● Stated exercise
Return all lines from the listing below in which the string "Write" occurs.

● Data in this exercise
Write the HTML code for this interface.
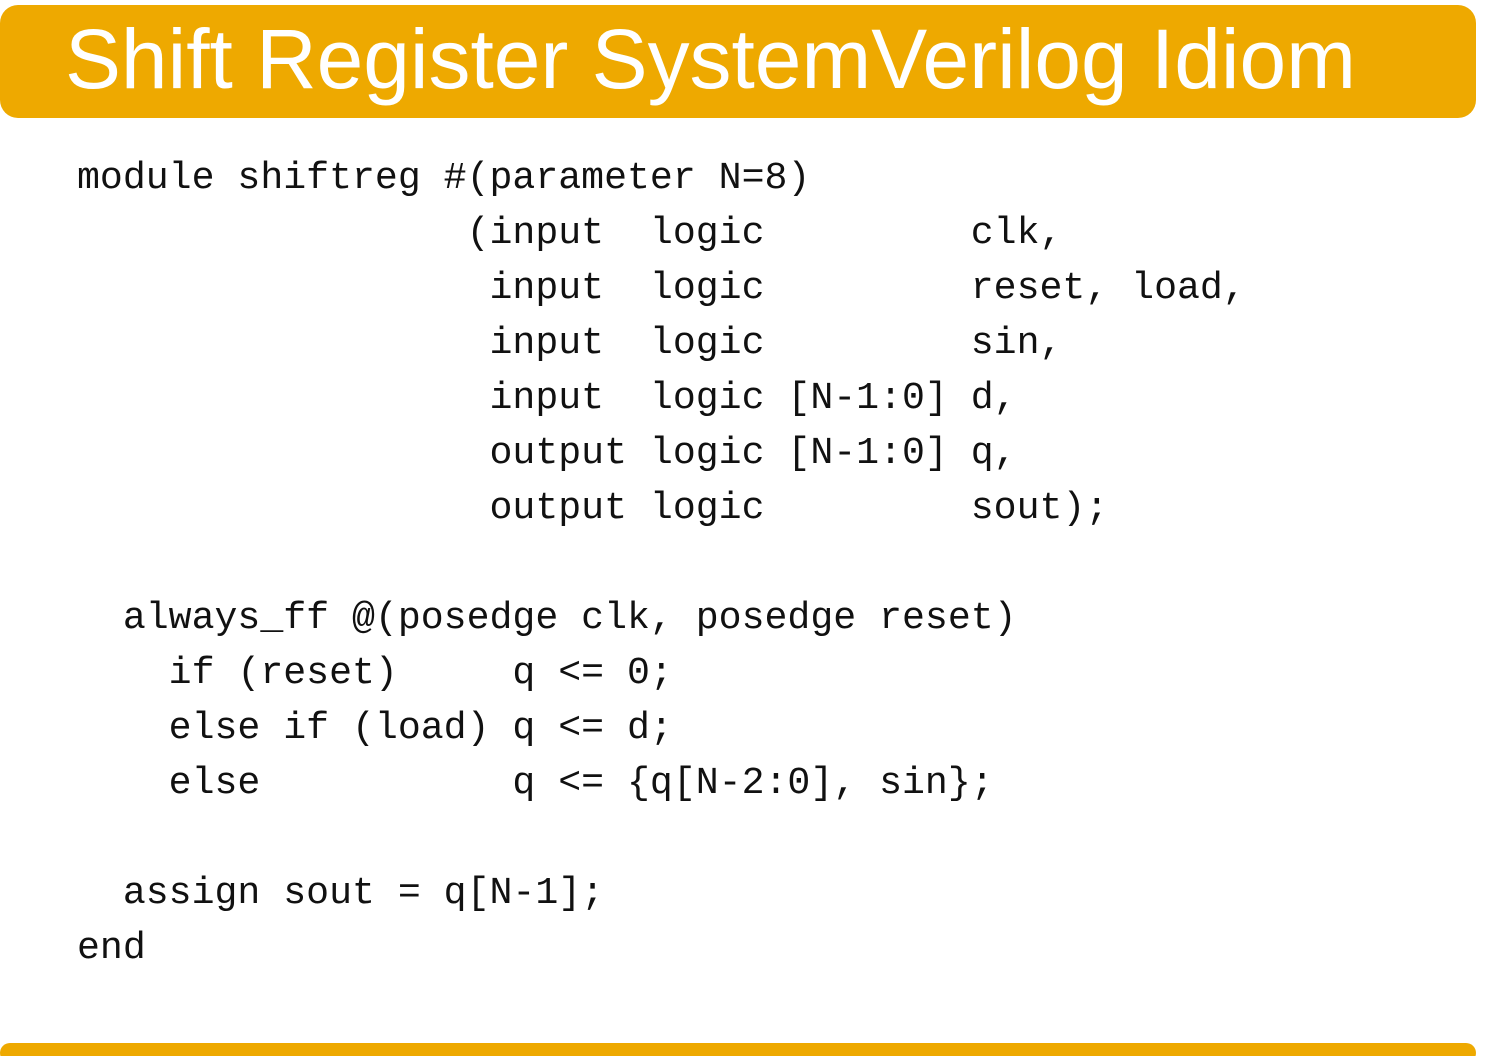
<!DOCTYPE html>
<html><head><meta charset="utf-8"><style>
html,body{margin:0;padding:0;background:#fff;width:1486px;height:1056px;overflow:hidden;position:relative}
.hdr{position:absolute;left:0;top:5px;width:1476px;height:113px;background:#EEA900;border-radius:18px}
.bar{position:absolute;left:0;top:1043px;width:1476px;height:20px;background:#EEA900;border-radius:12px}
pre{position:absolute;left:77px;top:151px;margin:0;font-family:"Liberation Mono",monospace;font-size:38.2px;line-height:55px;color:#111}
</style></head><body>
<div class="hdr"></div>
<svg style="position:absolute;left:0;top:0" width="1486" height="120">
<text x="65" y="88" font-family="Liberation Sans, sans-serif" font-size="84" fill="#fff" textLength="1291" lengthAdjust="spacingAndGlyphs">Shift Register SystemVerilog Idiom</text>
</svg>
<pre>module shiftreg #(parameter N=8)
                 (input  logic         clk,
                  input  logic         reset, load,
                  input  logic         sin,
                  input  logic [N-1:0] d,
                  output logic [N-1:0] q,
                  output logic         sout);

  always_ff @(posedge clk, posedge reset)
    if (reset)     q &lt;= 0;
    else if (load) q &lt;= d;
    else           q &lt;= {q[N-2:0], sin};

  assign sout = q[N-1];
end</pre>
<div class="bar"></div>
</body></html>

==

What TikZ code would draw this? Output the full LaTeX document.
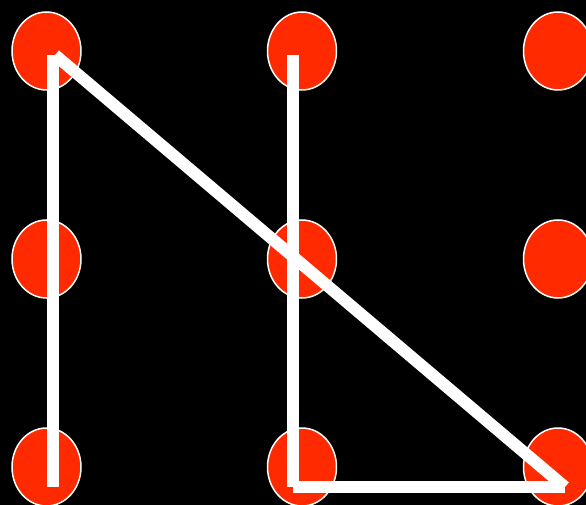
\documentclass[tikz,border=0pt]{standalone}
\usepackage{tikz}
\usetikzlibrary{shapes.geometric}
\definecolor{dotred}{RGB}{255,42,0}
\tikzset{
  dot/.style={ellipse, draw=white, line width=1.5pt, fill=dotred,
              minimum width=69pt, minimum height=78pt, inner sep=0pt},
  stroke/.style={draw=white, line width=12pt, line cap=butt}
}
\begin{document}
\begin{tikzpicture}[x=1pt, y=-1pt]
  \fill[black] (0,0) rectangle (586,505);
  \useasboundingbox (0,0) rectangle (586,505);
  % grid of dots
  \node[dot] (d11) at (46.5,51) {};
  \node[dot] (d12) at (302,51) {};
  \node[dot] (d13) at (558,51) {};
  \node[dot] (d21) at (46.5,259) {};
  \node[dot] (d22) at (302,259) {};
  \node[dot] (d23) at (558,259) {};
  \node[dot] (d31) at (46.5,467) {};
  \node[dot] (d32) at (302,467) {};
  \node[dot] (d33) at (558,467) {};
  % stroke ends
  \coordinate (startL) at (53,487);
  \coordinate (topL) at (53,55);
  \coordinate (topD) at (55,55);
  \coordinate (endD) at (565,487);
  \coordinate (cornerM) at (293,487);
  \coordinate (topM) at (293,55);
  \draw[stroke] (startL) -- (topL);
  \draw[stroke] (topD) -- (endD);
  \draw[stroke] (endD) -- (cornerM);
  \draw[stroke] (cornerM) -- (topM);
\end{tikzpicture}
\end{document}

---

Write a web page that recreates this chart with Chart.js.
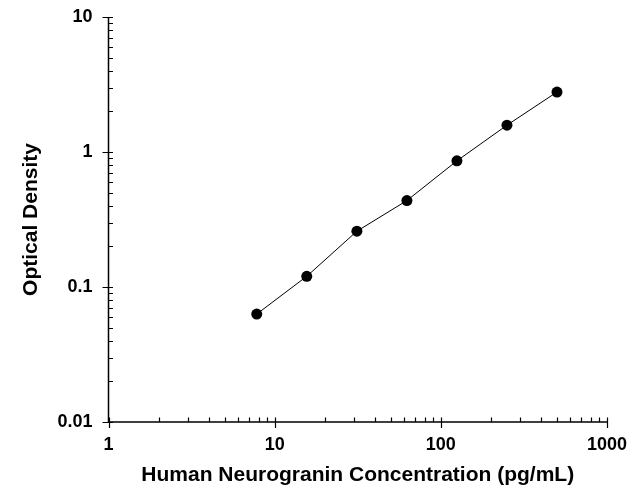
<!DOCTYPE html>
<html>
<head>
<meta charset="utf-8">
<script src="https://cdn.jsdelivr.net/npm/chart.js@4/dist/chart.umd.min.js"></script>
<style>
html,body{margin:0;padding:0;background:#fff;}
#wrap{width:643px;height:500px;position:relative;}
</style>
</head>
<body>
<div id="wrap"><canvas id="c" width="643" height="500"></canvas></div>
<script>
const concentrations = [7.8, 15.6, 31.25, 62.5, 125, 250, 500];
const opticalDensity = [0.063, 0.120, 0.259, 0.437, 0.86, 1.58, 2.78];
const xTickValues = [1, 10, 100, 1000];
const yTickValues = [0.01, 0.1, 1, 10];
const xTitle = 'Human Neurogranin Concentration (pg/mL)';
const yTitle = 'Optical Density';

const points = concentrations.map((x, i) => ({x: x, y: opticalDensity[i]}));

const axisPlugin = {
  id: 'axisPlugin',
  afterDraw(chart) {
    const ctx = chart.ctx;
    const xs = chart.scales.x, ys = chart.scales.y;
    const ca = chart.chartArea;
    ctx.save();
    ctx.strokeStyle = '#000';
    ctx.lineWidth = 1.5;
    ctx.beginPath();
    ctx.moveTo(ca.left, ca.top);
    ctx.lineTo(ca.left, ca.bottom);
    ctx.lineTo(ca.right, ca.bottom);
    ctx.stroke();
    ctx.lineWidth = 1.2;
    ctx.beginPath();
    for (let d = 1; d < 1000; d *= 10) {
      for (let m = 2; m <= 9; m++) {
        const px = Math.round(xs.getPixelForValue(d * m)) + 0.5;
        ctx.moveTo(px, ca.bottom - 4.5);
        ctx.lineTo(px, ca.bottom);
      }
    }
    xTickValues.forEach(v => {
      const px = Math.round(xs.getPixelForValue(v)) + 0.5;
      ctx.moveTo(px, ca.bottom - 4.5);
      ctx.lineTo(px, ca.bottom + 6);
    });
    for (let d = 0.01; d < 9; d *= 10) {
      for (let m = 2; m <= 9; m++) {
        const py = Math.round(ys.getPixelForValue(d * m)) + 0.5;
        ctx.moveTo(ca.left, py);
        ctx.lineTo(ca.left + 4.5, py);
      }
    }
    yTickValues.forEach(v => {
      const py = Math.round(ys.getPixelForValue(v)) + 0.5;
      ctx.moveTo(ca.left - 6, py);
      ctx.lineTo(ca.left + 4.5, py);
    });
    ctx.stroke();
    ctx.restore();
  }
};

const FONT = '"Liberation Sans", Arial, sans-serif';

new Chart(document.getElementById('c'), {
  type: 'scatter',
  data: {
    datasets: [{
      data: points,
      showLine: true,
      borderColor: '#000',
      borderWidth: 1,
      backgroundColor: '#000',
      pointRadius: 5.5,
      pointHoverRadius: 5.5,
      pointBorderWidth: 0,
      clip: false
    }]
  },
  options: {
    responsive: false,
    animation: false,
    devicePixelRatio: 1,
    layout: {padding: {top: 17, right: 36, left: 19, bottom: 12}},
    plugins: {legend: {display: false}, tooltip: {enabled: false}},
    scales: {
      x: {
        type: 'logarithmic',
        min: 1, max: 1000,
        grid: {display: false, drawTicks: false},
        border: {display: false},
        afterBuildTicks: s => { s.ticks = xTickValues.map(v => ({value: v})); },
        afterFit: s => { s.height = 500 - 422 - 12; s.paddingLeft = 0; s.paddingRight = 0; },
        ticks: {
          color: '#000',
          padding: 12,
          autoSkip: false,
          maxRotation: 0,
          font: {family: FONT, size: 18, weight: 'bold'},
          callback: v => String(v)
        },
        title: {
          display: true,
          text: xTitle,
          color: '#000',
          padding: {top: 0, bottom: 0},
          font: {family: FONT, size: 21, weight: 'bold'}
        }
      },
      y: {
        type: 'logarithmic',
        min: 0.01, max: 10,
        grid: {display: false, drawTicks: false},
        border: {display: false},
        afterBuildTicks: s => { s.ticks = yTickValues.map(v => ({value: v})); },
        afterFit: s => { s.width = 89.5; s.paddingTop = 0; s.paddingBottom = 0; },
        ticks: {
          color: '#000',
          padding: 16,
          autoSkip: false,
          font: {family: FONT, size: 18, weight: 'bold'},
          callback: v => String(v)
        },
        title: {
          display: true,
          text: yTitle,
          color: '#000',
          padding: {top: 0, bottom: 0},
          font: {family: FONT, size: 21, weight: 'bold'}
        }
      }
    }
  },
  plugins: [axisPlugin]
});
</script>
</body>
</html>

● Answer
Write the HTML code for this interface.
Write a web page that recreates this chart with Chart.js.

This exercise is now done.